As a note, I'm a bit reluctant to completely disassemble the headstock column of my brand new mill...


----------



## benmychree (Dec 28, 2020)

CKel44 said:


> THX benmychree, I just checked the diagram of all of column components and the cover is a lot more than just a cover.  It's actually called the 'Z-axis crank base' which the bottom of the lead screw goes through.  It looks like disassembly might have to be top-down.  There are, however, 2 taper pins in the crank base/cover that I have no idea what they do.  Maybe Precision Matthews Technical will chime in here.
> 
> As a note, I'm a bit reluctant to completely disassemble the headstock column of my brand new mill...

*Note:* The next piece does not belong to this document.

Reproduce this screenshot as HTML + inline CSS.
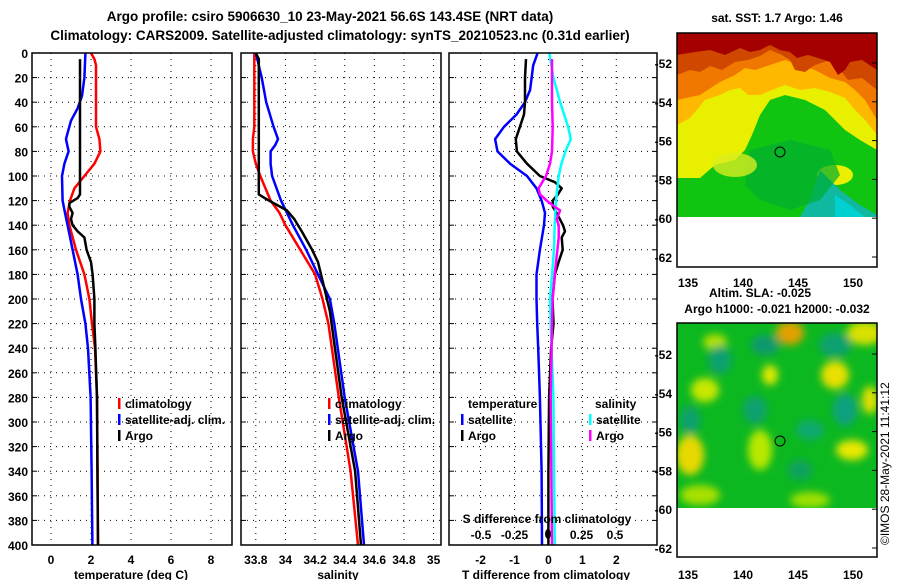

Yes, you should not have to do this yourself, call the company first.


----------



## markba633csi (Dec 28, 2020)

You might be able to make a spacer or gasket to move the gears further apart slightly.  Sometimes a slight adjustment to the factory build is required. A piece of thin cardboard or fiberboard might do the trick
-Mark


----------



## KevinM (Dec 28, 2020)

There are 2 setscrews on the crank handle plate.  Possibly for adjustment.


----------



## CKel44 (Jan 15, 2021)

markba633csi said:


> You might be able to make a spacer or gasket to move the gears further apart slightly.  Sometimes a slight adjustment to the factory build is required. A piece of thin cardboard or fiberboard might do the trick
> -Mark


THX Mark.  I'll look at it this weekend, but as I mentioned earlier I'm reluctant to tear into a brand new machine.  It should work properly for for at least a few weeks after purchase!


----------



## CKel44 (Jan 15, 2021)

KevinM said:


> There are 2 setscrews on the crank handle plate.  Possibly for adjustment.

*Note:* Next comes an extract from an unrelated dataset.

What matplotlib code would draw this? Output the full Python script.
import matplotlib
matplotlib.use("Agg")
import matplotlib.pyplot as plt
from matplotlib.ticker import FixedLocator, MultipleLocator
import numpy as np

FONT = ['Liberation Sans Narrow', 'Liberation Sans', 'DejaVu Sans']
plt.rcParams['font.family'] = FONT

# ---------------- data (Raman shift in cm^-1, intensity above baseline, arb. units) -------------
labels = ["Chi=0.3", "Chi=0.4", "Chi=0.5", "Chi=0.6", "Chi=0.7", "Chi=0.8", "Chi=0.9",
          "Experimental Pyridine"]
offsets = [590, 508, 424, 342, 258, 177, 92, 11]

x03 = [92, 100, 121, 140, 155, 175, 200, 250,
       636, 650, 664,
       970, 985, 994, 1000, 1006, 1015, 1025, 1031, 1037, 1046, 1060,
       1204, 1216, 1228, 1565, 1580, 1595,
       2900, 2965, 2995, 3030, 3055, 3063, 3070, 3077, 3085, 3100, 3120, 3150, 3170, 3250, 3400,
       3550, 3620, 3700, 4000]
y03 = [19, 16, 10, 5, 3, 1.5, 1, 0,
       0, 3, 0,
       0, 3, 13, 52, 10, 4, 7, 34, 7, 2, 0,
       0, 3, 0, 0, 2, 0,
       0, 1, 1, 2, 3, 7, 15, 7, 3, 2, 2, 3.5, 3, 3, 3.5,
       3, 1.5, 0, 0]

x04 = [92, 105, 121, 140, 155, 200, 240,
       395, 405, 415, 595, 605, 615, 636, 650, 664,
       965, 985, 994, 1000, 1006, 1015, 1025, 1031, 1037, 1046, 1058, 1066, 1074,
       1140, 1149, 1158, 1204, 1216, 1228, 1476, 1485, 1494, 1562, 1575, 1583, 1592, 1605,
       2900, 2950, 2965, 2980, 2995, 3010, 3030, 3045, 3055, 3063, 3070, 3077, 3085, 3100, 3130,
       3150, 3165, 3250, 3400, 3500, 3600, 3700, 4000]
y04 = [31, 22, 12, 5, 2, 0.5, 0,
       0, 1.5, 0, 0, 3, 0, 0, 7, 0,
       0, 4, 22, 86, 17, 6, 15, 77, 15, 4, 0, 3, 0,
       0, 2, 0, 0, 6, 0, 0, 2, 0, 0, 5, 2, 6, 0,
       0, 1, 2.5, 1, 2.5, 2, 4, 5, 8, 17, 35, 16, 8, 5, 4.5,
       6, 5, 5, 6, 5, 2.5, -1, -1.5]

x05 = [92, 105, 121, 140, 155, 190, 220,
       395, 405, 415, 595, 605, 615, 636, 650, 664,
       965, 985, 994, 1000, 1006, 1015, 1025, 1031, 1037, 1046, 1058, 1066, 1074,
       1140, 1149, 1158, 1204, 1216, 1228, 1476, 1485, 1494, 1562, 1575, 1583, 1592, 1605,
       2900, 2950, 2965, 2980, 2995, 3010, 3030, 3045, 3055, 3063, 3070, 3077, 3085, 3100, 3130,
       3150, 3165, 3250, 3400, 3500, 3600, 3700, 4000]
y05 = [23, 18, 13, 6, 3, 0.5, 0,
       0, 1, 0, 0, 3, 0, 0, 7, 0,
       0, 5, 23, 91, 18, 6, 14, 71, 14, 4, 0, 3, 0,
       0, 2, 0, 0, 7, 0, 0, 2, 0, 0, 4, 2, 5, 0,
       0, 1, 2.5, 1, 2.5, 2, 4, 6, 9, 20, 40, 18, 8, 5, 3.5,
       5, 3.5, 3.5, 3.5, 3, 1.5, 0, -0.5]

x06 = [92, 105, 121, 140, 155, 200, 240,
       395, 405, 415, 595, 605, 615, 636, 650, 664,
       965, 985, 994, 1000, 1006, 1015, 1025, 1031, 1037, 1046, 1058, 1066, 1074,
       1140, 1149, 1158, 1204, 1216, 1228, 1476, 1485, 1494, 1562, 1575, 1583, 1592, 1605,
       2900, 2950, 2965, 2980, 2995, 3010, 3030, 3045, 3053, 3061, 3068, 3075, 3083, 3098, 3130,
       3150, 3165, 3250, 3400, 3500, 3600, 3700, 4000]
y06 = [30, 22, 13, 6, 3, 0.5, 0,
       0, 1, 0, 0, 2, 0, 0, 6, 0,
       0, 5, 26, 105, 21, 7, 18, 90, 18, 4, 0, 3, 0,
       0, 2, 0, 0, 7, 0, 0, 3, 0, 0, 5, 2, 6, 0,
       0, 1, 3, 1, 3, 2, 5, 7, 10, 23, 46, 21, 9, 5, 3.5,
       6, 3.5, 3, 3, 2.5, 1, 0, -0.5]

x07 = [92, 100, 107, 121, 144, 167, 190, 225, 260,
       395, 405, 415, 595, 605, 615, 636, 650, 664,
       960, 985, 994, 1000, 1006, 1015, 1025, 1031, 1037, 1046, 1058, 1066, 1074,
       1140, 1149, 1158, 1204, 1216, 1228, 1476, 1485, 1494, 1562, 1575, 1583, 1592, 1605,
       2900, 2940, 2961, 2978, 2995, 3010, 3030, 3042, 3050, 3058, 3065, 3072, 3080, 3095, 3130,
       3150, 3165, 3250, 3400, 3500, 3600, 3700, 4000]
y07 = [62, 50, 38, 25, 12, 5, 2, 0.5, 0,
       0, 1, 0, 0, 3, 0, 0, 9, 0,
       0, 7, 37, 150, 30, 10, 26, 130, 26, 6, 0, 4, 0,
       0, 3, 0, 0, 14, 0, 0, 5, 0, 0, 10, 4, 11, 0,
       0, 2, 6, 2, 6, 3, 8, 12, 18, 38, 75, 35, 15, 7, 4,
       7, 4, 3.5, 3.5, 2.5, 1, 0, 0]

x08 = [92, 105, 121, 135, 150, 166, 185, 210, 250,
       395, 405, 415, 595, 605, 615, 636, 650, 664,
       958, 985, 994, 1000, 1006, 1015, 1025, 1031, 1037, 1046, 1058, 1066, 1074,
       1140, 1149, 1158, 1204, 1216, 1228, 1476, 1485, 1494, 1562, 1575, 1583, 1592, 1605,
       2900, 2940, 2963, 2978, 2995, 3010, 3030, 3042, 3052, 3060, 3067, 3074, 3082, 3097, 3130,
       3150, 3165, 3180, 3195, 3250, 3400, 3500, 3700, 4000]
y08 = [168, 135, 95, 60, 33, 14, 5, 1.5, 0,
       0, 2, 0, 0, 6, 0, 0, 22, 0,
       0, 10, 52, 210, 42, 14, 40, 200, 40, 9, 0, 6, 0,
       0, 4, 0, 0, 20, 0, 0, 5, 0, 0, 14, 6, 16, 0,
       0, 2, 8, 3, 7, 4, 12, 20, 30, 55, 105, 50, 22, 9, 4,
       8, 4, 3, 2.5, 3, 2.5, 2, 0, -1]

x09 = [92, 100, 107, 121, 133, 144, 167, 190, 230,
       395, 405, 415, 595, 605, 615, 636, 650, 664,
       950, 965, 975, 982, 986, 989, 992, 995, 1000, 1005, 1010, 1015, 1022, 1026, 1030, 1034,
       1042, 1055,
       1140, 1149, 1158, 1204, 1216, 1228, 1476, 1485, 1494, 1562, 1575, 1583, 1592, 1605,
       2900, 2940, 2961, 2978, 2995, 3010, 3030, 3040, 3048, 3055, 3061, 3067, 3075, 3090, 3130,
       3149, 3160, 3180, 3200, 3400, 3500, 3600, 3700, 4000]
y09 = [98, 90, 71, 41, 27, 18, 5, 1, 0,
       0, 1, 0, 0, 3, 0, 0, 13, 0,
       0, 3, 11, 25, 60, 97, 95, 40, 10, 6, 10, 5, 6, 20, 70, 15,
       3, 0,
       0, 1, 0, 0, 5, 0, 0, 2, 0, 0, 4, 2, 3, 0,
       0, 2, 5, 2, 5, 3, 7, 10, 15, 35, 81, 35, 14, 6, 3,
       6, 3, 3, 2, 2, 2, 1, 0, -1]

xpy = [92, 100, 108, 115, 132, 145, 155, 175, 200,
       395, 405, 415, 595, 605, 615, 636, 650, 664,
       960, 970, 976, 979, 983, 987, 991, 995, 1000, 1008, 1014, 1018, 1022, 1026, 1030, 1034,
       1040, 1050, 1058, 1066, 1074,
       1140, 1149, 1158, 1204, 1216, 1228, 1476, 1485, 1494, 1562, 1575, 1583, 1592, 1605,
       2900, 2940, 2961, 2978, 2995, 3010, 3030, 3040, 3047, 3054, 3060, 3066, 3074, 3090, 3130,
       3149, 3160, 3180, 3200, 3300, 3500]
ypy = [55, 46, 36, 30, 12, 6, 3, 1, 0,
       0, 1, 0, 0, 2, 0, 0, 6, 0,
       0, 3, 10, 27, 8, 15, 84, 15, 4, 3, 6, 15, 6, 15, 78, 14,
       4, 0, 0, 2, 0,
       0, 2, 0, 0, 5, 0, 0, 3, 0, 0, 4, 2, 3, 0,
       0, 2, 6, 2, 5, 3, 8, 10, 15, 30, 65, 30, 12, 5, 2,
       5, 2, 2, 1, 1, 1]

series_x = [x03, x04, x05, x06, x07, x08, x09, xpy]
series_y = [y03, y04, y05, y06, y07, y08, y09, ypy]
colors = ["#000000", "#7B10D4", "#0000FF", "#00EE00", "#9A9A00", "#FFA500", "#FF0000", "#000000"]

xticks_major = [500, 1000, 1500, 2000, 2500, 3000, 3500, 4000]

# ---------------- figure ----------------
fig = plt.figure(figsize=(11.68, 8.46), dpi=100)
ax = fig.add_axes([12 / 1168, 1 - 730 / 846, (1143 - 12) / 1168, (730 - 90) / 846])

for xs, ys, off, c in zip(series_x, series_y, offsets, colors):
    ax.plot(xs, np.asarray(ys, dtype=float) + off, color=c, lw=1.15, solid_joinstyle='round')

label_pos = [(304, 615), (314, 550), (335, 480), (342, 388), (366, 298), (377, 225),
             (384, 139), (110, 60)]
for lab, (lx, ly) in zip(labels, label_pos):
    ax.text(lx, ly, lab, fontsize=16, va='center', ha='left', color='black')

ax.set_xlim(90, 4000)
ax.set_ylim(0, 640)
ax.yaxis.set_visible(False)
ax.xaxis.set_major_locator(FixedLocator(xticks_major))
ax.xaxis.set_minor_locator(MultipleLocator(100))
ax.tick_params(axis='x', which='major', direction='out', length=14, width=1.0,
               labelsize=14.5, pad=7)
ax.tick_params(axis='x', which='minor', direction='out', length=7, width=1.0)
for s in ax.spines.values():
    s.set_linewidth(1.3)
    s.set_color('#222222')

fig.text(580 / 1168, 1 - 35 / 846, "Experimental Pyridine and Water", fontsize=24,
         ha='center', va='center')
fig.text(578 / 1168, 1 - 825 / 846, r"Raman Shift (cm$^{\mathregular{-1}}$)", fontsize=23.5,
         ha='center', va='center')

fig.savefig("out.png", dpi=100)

THX KevinM.  Those are taper pins mainly used for initial plate placement, but I'll take another look at that.


----------



## CKel44 (Jan 15, 2021)

I've contacted Precision Matthews about this and will let you know their reply.

Craig


----------



## KevinM (Jan 15, 2021)

CKel44 said:


> THX KevinM.  Those are taper pins mainly used for initial plate placement, but I'll take another look at that.


Yeah, I noticed  that yesterday when cranking up the spindle.  My handle was loose when I first got the machine, when I tightened the setscrew  the crank got really stiff.  I loosened it up some and haven't pursued it any further.


----------



## CKel44 (Jan 16, 2021)

***PROBLEM SOLVED***  

I emailed Precision Matthews, they suggested to first check the Z-axis gib adjustments for excessive tightness, that was not the problem.

Before hearing back from Precision Matthews I removed the Z-axis leadscrew cover plate on top of the column to expose the flange nut on top of the leadscrew.  I don't have the torque spec on that, but I tightened it until slightly snug (it had zero torque on it) and the crank now operates very smoothly.  By tightening that I think I took the severe tightness out of the bevel gears down at the crank by having lifted the leadscrew/bevel gear slightly upwards into its proper position.

Anyhow, problem solved...

Craig


----------



## GunsOfNavarone (Jan 17, 2021)

You obviously had the tools to correct this issue from the get go, that being said, I'd be severely reluctant to disassemble a new machine w/o talking with manufacturer first.
Nice work glad to see it was a "small" detail that was missed. Now if that were lug nuts on a car, not so small anymore.


----------